Bu açıklamalar ışığında somut olay değerlendirildiğinde; yukarıda ayrıntılarına yer verildiği üzere, dava açılması yönünden karma sistemi benimseyen ceza yargılaması hukukumuza göre, ''Kamu davasını açma görevi, Cumhuriyet savcısı tarafından yerine getirilir.

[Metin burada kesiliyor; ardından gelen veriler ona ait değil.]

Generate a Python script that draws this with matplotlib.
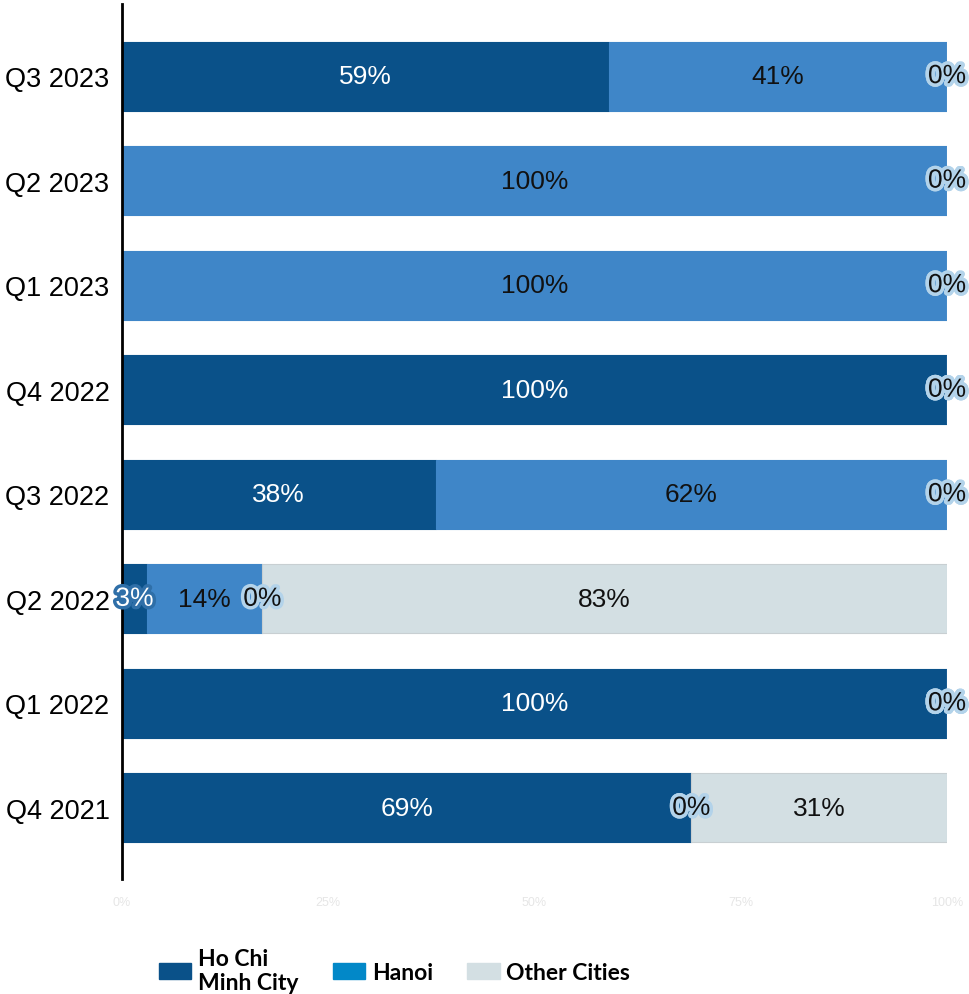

Soruşturma evresi sonunda toplanan deliller, suçun işlendiği hususunda yeterli şüphe oluşturuyorsa; Cumhuriyet savcısı, bir iddianame düzenler (CMK madde 170/1-2).'' Anılan sistemde aslolan dava açma mecburiyeti, istisna ise CMK'nın 171. maddesinde yer alan Cumhuriyet savcısının kamu davası açmada takdir yetkisini kullanması olduğu hususu nazara alındığında, yeterli şüphe bağlamında gerekleri yerine getirilmekle birlikte başkaca delillerde ikame olunarak düzenlenen iddianamede olayın anlatım biçimine, soruşturma dosyası kapsamına ve iade sebebi olarak gösterilen işlemlerle ilgili mevcut müzekkere cevaplarına nazaran toplanan delillerin suçun işlendiği hususunda yeterli şüphe oluşturduğu yönündeki değerlendirmede hukuka aykırılık görülmediğinden iade kararı ile bu karara yönelen itirazın reddine dair verilen mercii kararında isabet bulunmamaktadır.
V-SONUÇ: Açıklanan sebeplerle;
Kanun yararına bozma talebine dayanılarak düzenlenen tebliğnamedeki bozma isteği incelenen dosya kapsamına nazaran yerinde görüldüğünden, İzmir 17. Ağır Ceza Mahkemesinin 10.02.2020 tarihli ve 2020/27 Değişik iş sayılı kararının CMK'nın 309/4-a maddesi uyarınca BOZULMASINA, müteakip işlemlerin mahallinde icrasına, dosyanın mahalline gönderilmek üzere Yargıtay Cumhuriyet Başsavcılığına TEVDİİNE, 01.06.2022 gününde oy birliğiyle karar verildi.